**WHAT THE EXERCISE ASKS**
Without including any images, repeat the data exactly.

::::

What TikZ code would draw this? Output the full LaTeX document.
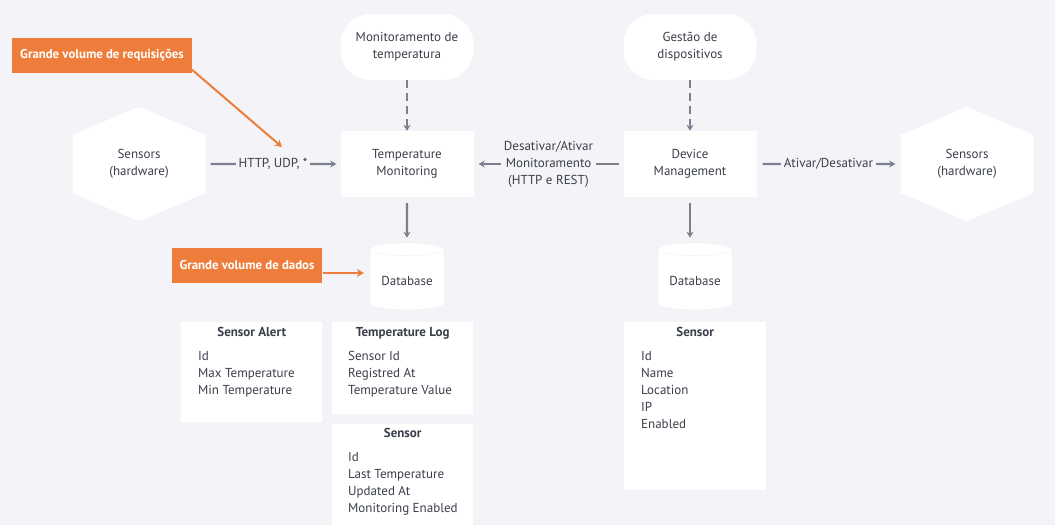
\documentclass[tikz,border=0pt]{standalone}
\usepackage{fontspec}
\setmainfont{PT Sans}
\usetikzlibrary{shapes.geometric, shapes.symbols, arrows.meta, positioning, calc}
\definecolor{bgcol}{HTML}{F4F4F8}
\definecolor{inkcol}{HTML}{3A3F4A}
\definecolor{linecol}{HTML}{7B7F8E}
\definecolor{notecol}{HTML}{EE7D3B}
\tikzstyle{hexa} = [
    shape=signal,
    signal to=north and south,
    signal pointer angle=134,
    fill=white,
    minimum width=133pt,
    minimum height=86pt,
    align=center
]
\tikzstyle{service} = [
    rectangle,
    fill=white,
    minimum width=133pt,
    minimum height=66pt,
    align=center
]
\tikzstyle{bubble} = [
    rectangle,
    rounded corners=30pt,
    fill=white,
    minimum width=133pt,
    minimum height=66pt,
    align=center
]
\tikzstyle{db} = [
    cylinder,
    shape border rotate=90,
    aspect=0.22,
    fill=white,
    draw=black!6,
    minimum width=74pt,
    minimum height=67pt
]
\tikzstyle{note} = [
    rectangle,
    fill=notecol,
    text=white,
    font=\fontsize{12.8}{15}\bfseries,
    minimum height=35pt,
    inner xsep=8pt
]
\tikzstyle{tablebox} = [rectangle, fill=white, anchor=north west, inner sep=0pt]
\tikzstyle{tabtitle} = [anchor=base, font=\fontsize{13}{17}\bfseries]
\tikzstyle{tabitems} = [anchor=north west, align=left, inner sep=0pt]
\tikzstyle{arrow} = [line width=2.4pt, linecol, -{Stealth[length=6pt,width=7pt]}]
\tikzstyle{dasharrow} = [arrow, dash pattern=on 8pt off 5pt]
\tikzstyle{notearrow} = [line width=2pt, notecol, -{Stealth[length=7pt,width=8pt]}]
\tikzstyle{linklabel} = [fill=bgcol, text=inkcol, inner sep=3pt, align=center]
\begin{document}
\begin{tikzpicture}[x=1pt, y=-1pt, font=\fontsize{13}{17}\selectfont, text=inkcol]

\fill[bgcol] (0,0) rectangle (1055,525);
\useasboundingbox (0,0) rectangle (1055,525);

% services and their sources
\node (tempBubble) [bubble] at (407,47) {Monitoramento de\\temperatura};
\node (devBubble) [bubble] at (690,47) {Gestão de\\dispositivos};
\node (tempMon) [service] at (407,164) {Temperature\\Monitoring};
\node (devMgmt) [service] at (690,164) {Device\\Management};
\node (sensLeft) [hexa] at (139,164) {Sensors\\(hardware)};
\node (sensRight) [hexa] at (967,164) {Sensors\\(hardware)};
\node (tempDb) [db] at (407,281) {Database};
\node (devDb) [db] at (695,281) {Database};

% notes
\node (reqNote) [note] at (102,55) {Grande volume de requisições};
\node (dataNote) [note] at (247,265) {Grande volume de dados};
\coordinate (reqTip) at (282,147);

% tables
\node (alertTab) [tablebox, minimum width=141pt, minimum height=100pt] at (181,322) {};
\node [tabtitle] at ($(alertTab.north)+(0,14)$) {Sensor Alert};
\node [tabitems] at ($(alertTab.north west)+(17,29)$) {Id\\Max Temperature\\Min Temperature};

\node (logTab) [tablebox, minimum width=141pt, minimum height=92pt] at (332,322) {};
\node [tabtitle] at ($(logTab.north)+(0,14)$) {Temperature Log};
\node [tabitems] at ($(logTab.north west)+(16,29)$) {Sensor Id\\Registred At\\Temperature Value};

\node (tempSensTab) [tablebox, minimum width=141pt, minimum height=101pt] at (332,424) {};
\node [tabtitle] at ($(tempSensTab.north)+(0,13)$) {Sensor};
\node [tabitems] at ($(tempSensTab.north west)+(16,28)$) {Id\\Last Temperature\\Updated At\\Monitoring Enabled};

\node (devSensTab) [tablebox, minimum width=142pt, minimum height=168pt] at (624,322) {};
\node [tabtitle] at ($(devSensTab.north)+(0,14)$) {Sensor};
\node [tabitems] at ($(devSensTab.north west)+(17,29)$) {Id\\Name\\Location\\IP\\Enabled};

% connectors
\draw [dasharrow] (tempBubble) -- (tempMon);
\draw [dasharrow] (devBubble) -- (devMgmt);
\draw [arrow, shorten <=5pt, shorten >=4pt] (sensLeft) -- node[linklabel] {HTTP, UDP, *} (tempMon);
\draw [arrow, shorten <=4pt, shorten >=5pt] (devMgmt) -- node[linklabel] {Desativar/Ativar\\Monitoramento\\(HTTP e REST)} (tempMon);
\draw [arrow, shorten <=6pt, shorten >=5pt] (devMgmt) -- node[linklabel] {Ativar/Desativar} (sensRight);
\draw [arrow, shorten <=6pt, shorten >=5pt] (tempMon) -- (tempDb);
\draw [arrow, shorten <=6pt, shorten >=5pt] (devMgmt) -- (devMgmt |- devDb.north);
\draw [notearrow] ([yshift=3pt]reqNote.south east) -- (reqTip);
\draw [notearrow, shorten >=6pt] ([yshift=-8pt]dataNote.east) -- ([yshift=-8pt]dataNote.east -| tempDb.west);

\end{tikzpicture}
\end{document}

::::

**RESULT BELOW**
What TikZ code would draw this? Output the full LaTeX document.
\documentclass[tikz,border=0pt]{standalone}
\usepackage{fontspec}
\setmainfont{PT Sans}
\usetikzlibrary{shapes.geometric, shapes.symbols, arrows.meta, positioning, calc}
\definecolor{bgcol}{HTML}{F4F4F8}
\definecolor{inkcol}{HTML}{3A3F4A}
\definecolor{linecol}{HTML}{7B7F8E}
\definecolor{notecol}{HTML}{EE7D3B}
\tikzstyle{hexa} = [
    shape=signal,
    signal to=north and south,
    signal pointer angle=134,
    fill=white,
    minimum width=133pt,
    minimum height=86pt,
    align=center
]
\tikzstyle{service} = [
    rectangle,
    fill=white,
    minimum width=133pt,
    minimum height=66pt,
    align=center
]
\tikzstyle{bubble} = [
    rectangle,
    rounded corners=30pt,
    fill=white,
    minimum width=133pt,
    minimum height=66pt,
    align=center
]
\tikzstyle{db} = [
    cylinder,
    shape border rotate=90,
    aspect=0.22,
    fill=white,
    draw=black!6,
    minimum width=74pt,
    minimum height=67pt
]
\tikzstyle{note} = [
    rectangle,
    fill=notecol,
    text=white,
    font=\fontsize{12.8}{15}\bfseries,
    minimum height=35pt,
    inner xsep=8pt
]
\tikzstyle{tablebox} = [rectangle, fill=white, anchor=north west, inner sep=0pt]
\tikzstyle{tabtitle} = [anchor=base, font=\fontsize{13}{17}\bfseries]
\tikzstyle{tabitems} = [anchor=north west, align=left, inner sep=0pt]
\tikzstyle{arrow} = [line width=2.4pt, linecol, -{Stealth[length=6pt,width=7pt]}]
\tikzstyle{dasharrow} = [arrow, dash pattern=on 8pt off 5pt]
\tikzstyle{notearrow} = [line width=2pt, notecol, -{Stealth[length=7pt,width=8pt]}]
\tikzstyle{linklabel} = [fill=bgcol, text=inkcol, inner sep=3pt, align=center]
\begin{document}
\begin{tikzpicture}[x=1pt, y=-1pt, font=\fontsize{13}{17}\selectfont, text=inkcol]

\fill[bgcol] (0,0) rectangle (1055,525);
\useasboundingbox (0,0) rectangle (1055,525);

% services and their sources
\node (tempBubble) [bubble] at (407,47) {Monitoramento de\\temperatura};
\node (devBubble) [bubble] at (690,47) {Gestão de\\dispositivos};
\node (tempMon) [service] at (407,164) {Temperature\\Monitoring};
\node (devMgmt) [service] at (690,164) {Device\\Management};
\node (sensLeft) [hexa] at (139,164) {Sensors\\(hardware)};
\node (sensRight) [hexa] at (967,164) {Sensors\\(hardware)};
\node (tempDb) [db] at (407,281) {Database};
\node (devDb) [db] at (695,281) {Database};

% notes
\node (reqNote) [note] at (102,55) {Grande volume de requisições};
\node (dataNote) [note] at (247,265) {Grande volume de dados};
\coordinate (reqTip) at (282,147);

% tables
\node (alertTab) [tablebox, minimum width=141pt, minimum height=100pt] at (181,322) {};
\node [tabtitle] at ($(alertTab.north)+(0,14)$) {Sensor Alert};
\node [tabitems] at ($(alertTab.north west)+(17,29)$) {Id\\Max Temperature\\Min Temperature};

\node (logTab) [tablebox, minimum width=141pt, minimum height=92pt] at (332,322) {};
\node [tabtitle] at ($(logTab.north)+(0,14)$) {Temperature Log};
\node [tabitems] at ($(logTab.north west)+(16,29)$) {Sensor Id\\Registred At\\Temperature Value};

\node (tempSensTab) [tablebox, minimum width=141pt, minimum height=101pt] at (332,424) {};
\node [tabtitle] at ($(tempSensTab.north)+(0,13)$) {Sensor};
\node [tabitems] at ($(tempSensTab.north west)+(16,28)$) {Id\\Last Temperature\\Updated At\\Monitoring Enabled};

\node (devSensTab) [tablebox, minimum width=142pt, minimum height=168pt] at (624,322) {};
\node [tabtitle] at ($(devSensTab.north)+(0,14)$) {Sensor};
\node [tabitems] at ($(devSensTab.north west)+(17,29)$) {Id\\Name\\Location\\IP\\Enabled};

% connectors
\draw [dasharrow] (tempBubble) -- (tempMon);
\draw [dasharrow] (devBubble) -- (devMgmt);
\draw [arrow, shorten <=5pt, shorten >=4pt] (sensLeft) -- node[linklabel] {HTTP, UDP, *} (tempMon);
\draw [arrow, shorten <=4pt, shorten >=5pt] (devMgmt) -- node[linklabel] {Desativar/Ativar\\Monitoramento\\(HTTP e REST)} (tempMon);
\draw [arrow, shorten <=6pt, shorten >=5pt] (devMgmt) -- node[linklabel] {Ativar/Desativar} (sensRight);
\draw [arrow, shorten <=6pt, shorten >=5pt] (tempMon) -- (tempDb);
\draw [arrow, shorten <=6pt, shorten >=5pt] (devMgmt) -- (devMgmt |- devDb.north);
\draw [notearrow] ([yshift=3pt]reqNote.south east) -- (reqTip);
\draw [notearrow, shorten >=6pt] ([yshift=-8pt]dataNote.east) -- ([yshift=-8pt]dataNote.east -| tempDb.west);

\end{tikzpicture}
\end{document}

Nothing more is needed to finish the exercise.